Towards More Accurate US Presidential Election via Multi-step Reasoning with Large Language Models
Chenxiao Yu, Zhaotian Weng, Yuangang Li, Zheng Li, Xiyang Hu, Yue Zhao
TL;DR
The paper tackles predicting US presidential outcomes with large language models (LLMs) by addressing data scarcity and evolving political contexts through a multi-step reasoning framework. It fuses real-world ANES time-series data with SynC-generated synthetic populations and compares three prompting pipelines that progressively add temporal context and Chain-of-Thought reasoning, with state-level aggregation to reflect election dynamics.
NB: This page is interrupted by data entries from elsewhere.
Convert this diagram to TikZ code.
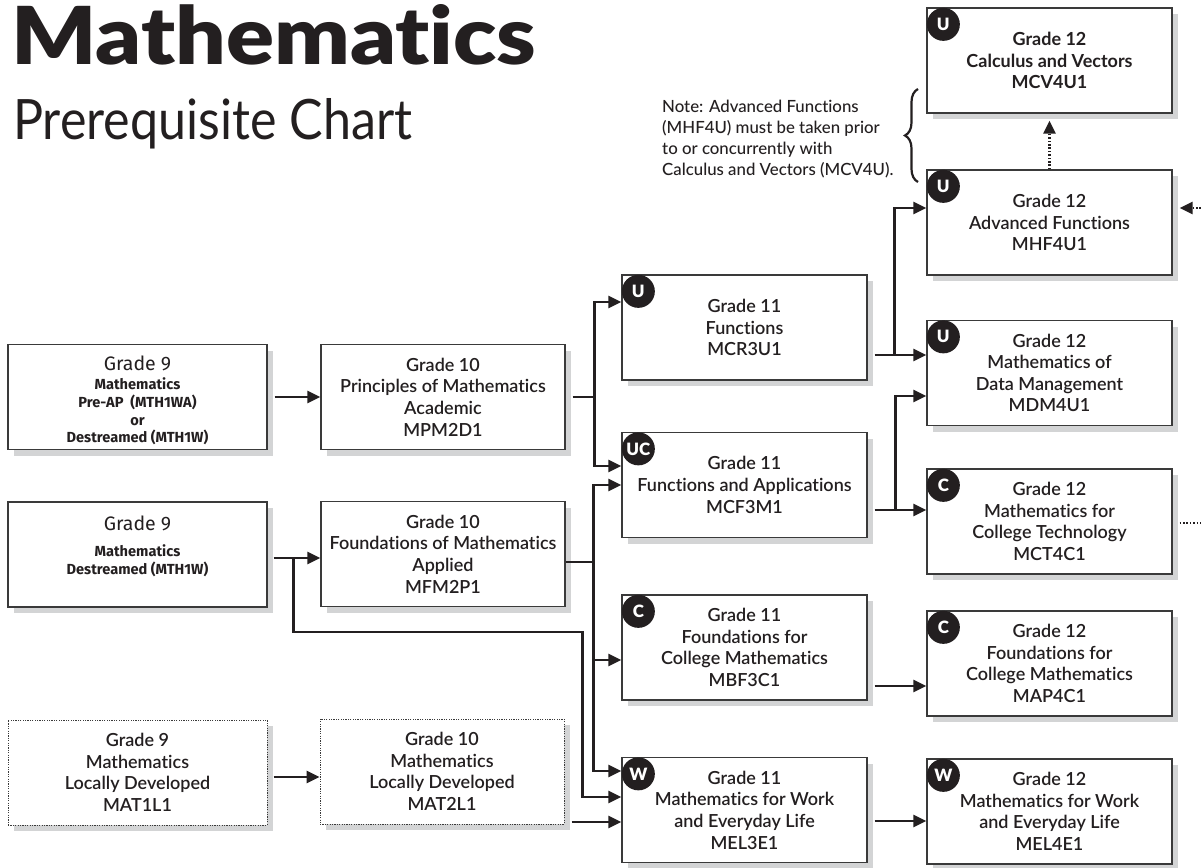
\documentclass[tikz,border=0pt]{standalone}
\usepackage{fontspec}
\IfFontExistsTF{Lato Semibold}{\setmainfont{Lato Semibold}[Ligatures=NoCommon, BoldFont={Lato Bold}]}{\setmainfont{Lato}[Ligatures=NoCommon]}
\IfFontExistsTF{Lato Black}{\newfontfamily\titlefont{Lato Black}[Ligatures=NoCommon]}{\newfontfamily\titlefont{Lato}[Ligatures=NoCommon, UprightFont={* Bold}]}
\newfontfamily\subfont{Lato}[Ligatures=NoCommon]
\IfFontExistsTF{Lato Medium}{\newfontfamily\notefont{Lato Medium}[Ligatures=NoCommon]}{\newfontfamily\notefont{Lato}[Ligatures=NoCommon]}
\newfontfamily\ninefont{Fira Sans}
\usetikzlibrary{arrows.meta,shadows,calc,decorations.pathreplacing}
\definecolor{ink}{HTML}{231F20}
\definecolor{boxline}{HTML}{3A3A3A}
\definecolor{shade}{HTML}{D3D4D5}
\begin{document}
\begin{tikzpicture}[x=1pt,y=-1pt,
  box/.style={draw=boxline, line width=1.3pt, fill=white, minimum width=245pt, minimum height=105pt,
    align=center, inner sep=0pt, text=ink, font=\fontsize{18}{21.6}\selectfont,
    drop shadow={shadow xshift=6pt, shadow yshift=-6pt, fill=shade, opacity=1}},
  dotbox/.style={box, line width=1pt, dash pattern=on 1.2pt off 1.2pt},
  ninebox/.style={box, minimum width=259pt},
  badge/.style={circle, fill=ink, text=white, minimum size=33pt, inner sep=0pt, font=\titlefont\fontsize{17}{17}\selectfont},
  ninetitle/.style={inner sep=0pt, text=ink, font=\ninefont\fontsize{19.5}{22}\selectfont},
  ninesub/.style={inner sep=0pt, align=center, text=ink, font=\ninefont\bfseries\fontsize{14.6}{17.8}\selectfont},
  line/.style={draw=ink, line width=2.6pt},
  thinline/.style={draw=ink, line width=1.1pt},
  conn/.style={line, -{Triangle[length=13pt,width=12pt]}},
  dline/.style={draw=ink, line width=2.4pt, dash pattern=on 1.6pt off 1.8pt},
  dconn/.style={dline, -{Triangle[length=13pt,width=12pt]}},
  note/.style={inner sep=0pt, align=left, text=ink, font=\notefont\fontsize{16.8}{21}\selectfont}
]
\useasboundingbox (0,0) rectangle (1201,867);
\fill[white] (0,0) rectangle (1201,867);

% titles
\node[anchor=south west, inner sep=0pt, text=ink] (title) at (11,65) {\resizebox{525pt}{60pt}{\titlefont Mathematics}};
\node[anchor=base west, inner sep=0pt, text=ink] (subtitle) at (13,139) {\resizebox{399pt}{41pt}{\subfont Prerequisite Chart}};

% note and brace
\node[note, anchor=west] (notetext) at (662,139) {Note: Advanced Functions\\(MHF4U) must be taken prior\\to or concurrently with\\Calculus and Vectors (MCV4U).};
\draw[draw=ink, line width=2.2pt, decorate, decoration={brace, amplitude=13pt}] (918,182) -- (918,89);

% Grade 9
\node[ninebox] (g9a) at (137.5,397) {};
\node[ninetitle] (g9at) at ($(g9a.center)+(0,-34)$) {Grade 9};
\node[ninesub] (g9as) at ($(g9a.center)+(0,14.5)$) {Mathematics\\Pre-AP\ \ (MTH1WA)\\or\\Destreamed (MTH1W)};
\node[ninebox] (g9b) at (137.5,554.5) {};
\node[ninetitle] (g9bt) at ($(g9b.center)+(0,-31.5)$) {Grade 9};
\node[ninesub] (g9bs) at ($(g9b.center)+(0,6.5)$) {Mathematics\\Destreamed (MTH1W)};
\node[dotbox, minimum width=259pt] (g9c) at (137.5,772.5) {Grade 9\\Mathematics\\Locally Developed\\MAT1L1};

% Grade 10
\node[box, minimum width=244pt] (g10a) at (443,397) {Grade 10\\Principles of Mathematics\\Academic\\MPM2D1};
\node[box, minimum width=244pt] (g10b) at (443,554) {Grade 10\\Foundations of Mathematics\\Applied\\MFM2P1};
\node[dotbox, minimum width=244pt] (g10c) at (442,771.5) {Grade 10\\Mathematics\\Locally Developed\\MAT2L1};

% Grade 11
\node[box] (g11a) at (744.5,327.5) {Grade 11\\Functions\\MCR3U1};
\node[box] (g11b) at (744.5,485) {Grade 11\\Functions and Applications\\MCF3M1};
\node[box] (g11c) at (744.5,647.5) {Grade 11\\Foundations for\\College Mathematics\\MBF3C1};
\node[box] (g11d) at (744.5,810) {Grade 11\\Mathematics for Work\\and Everyday Life\\MEL3E1};

% Grade 12
\node[box, font=\bfseries\fontsize{18}{21.6}\selectfont] (g12a) at (1049.5,60.5) {Grade 12\\Calculus and Vectors\\MCV4U1};
\node[box] (g12b) at (1049.5,222.5) {Grade 12\\Advanced Functions\\MHF4U1};
\node[box] (g12c) at (1049.5,373) {Grade 12\\Mathematics of\\Data Management\\MDM4U1};
\node[box] (g12d) at (1049.5,521.5) {Grade 12\\Mathematics for\\College Technology\\MCT4C1};
\node[box] (g12e) at (1049.5,663.5) {Grade 12\\Foundations for\\College Mathematics\\MAP4C1};
\node[box] (g12f) at (1049.5,811.5) {Grade 12\\Mathematics for Work\\and Everyday Life\\MEL4E1};

% badges
\node[badge] (b11a) at ($(g11a.north west)+(17,17)$) {U};
\node[badge] (b11b) at ($(g11b.north west)+(17,17)$) {UC};
\node[badge] (b11c) at ($(g11c.north west)+(17,17)$) {C};
\node[badge] (b11d) at ($(g11d.north west)+(17,17)$) {W};
\node[badge] (b12a) at ($(g12a.north west)+(17,17)$) {U};
\node[badge] (b12b) at ($(g12b.north west)+(17,17)$) {U};
\node[badge] (b12c) at ($(g12c.north west)+(17,17)$) {U};
\node[badge] (b12d) at ($(g12d.north west)+(17,17)$) {C};
\node[badge] (b12e) at ($(g12e.north west)+(17,17)$) {C};
\node[badge] (b12f) at ($(g12f.north west)+(17,17)$) {W};

% connectors: grade 9 -> 10
\draw[conn] ($(g9a.east)+(7,0)$) -- (g10a.west);
\draw[conn] ($(g9b.east)+(6,3.5)$) coordinate (jb0) -- ($(g10b.west)+(0,4)$);
\draw[conn] ($(g9c.east)+(6,4.5)$) -- ($(g10c.west)+(0,5.5)$);

% grade 10 principles -> grade 11
\draw[line] ($(g10a.east)+(7,0)$) -- ++(22,0) coordinate (ja);
\draw[conn] (ja) |- ($(g11a.west)+(0,-25.5)$);
\draw[conn] (ja) |- ($(g11b.west)+(0,-19)$);

% grade 9 destreamed branch -> work
\coordinate (jb) at ($(jb0)+(20,0)$);
\draw[conn] (jb) -- ++(0,74) -- ++(289,0) |- ($(g11d.west)+(0,-13)$);

% grade 10 foundations -> grade 11
\draw[thinline] ($(g10b.east)+(0,8)$) -- ++(28,0) coordinate (jc);
\draw[conn] (jc) |- (g11b.west);
\draw[conn] (jc) |- ($(g11d.west)+(0,-39)$);
\coordinate (jd) at ($(g11c.west)+(-26,12.5)$);
\draw[conn] (jd) -- ($(g11c.west)+(0,12.5)$);

% grade 10 local -> work
\draw[conn] ($(g10c.east)+(7,50.5)$) -- ($(g11d.west)+(0,12)$);

% grade 11 -> grade 12
\draw[conn] ($(g11a.east)+(7,27.5)$) -- ($(g12c.west)+(0,-18)$);
\draw[conn] ($(g11a.east)+(27,27.5)$) |- ($(g12b.west)+(0,-14.5)$);
\draw[conn] ($(g11b.east)+(7,25)$) -- ($(g12d.west)+(0,-11.5)$);
\draw[conn] ($(g11b.east)+(28,25)$) |- ($(g12c.west)+(0,23)$);
\draw[conn] ($(g11c.east)+(7,38.5)$) -- ($(g12e.west)+(0,22.5)$);
\draw[conn] ($(g11d.east)+(7,11)$) -- ($(g12f.west)+(0,9.5)$);

% dotted
\draw[dconn] (g12b.north) -- ($(g12a.south)+(0,7)$);
\coordinate (edgea) at (1201,208);
\draw[dconn] (edgea) -- ($(g12b.east)+(7,-14.5)$);
\coordinate (edgeb) at (1201,523);
\draw[dline] ($(g12d.east)+(7,1.5)$) -- (edgeb);
\end{tikzpicture}
\end{document}
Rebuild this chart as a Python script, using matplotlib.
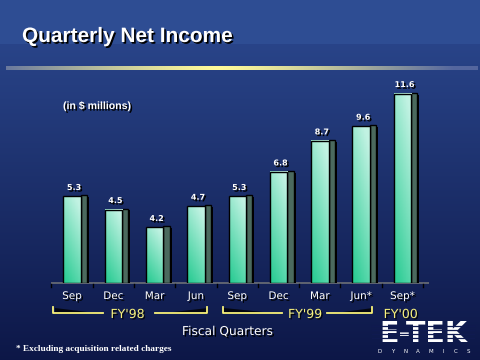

The multi-step V3 pipeline—placing voters on a Conservative-Liberal spectrum and then simulating votes with time-aware prompts—achieves the best alignment with ground-truth results, attaining high discriminative performance (e.g., AUC around $0.90$ on state-level predictions) and strong performance in swing states. This work demonstrates a scalable, privacy-preserving approach to political forecasting using LLMs and points to future enhancements including multi-LLM ensembles and refined temporal models to further improve reliability and reduce biases.
Abstract
Can Large Language Models (LLMs) accurately predict election outcomes? While LLMs have demonstrated impressive performance in various domains, including healthcare, legal analysis, and creative tasks, their ability to forecast elections remains unknown. Election prediction poses unique challenges, such as limited voter-level data, rapidly changing political landscapes, and the need to model complex human behavior. To address these challenges, we introduce a multi-step reasoning framework designed for political analysis. Our approach is validated on real-world data from the American National Election Studies (ANES) 2016 and 2020, as well as synthetic personas generated by the leading machine learning framework, offering scalable datasets for voter behavior modeling. To capture temporal dynamics, we incorporate candidates' policy positions and biographical details, ensuring that the model adapts to evolving political contexts. Drawing on Chain of Thought prompting, our multi-step reasoning pipeline systematically integrates demographic, ideological, and time-dependent factors, enhancing the model's predictive power.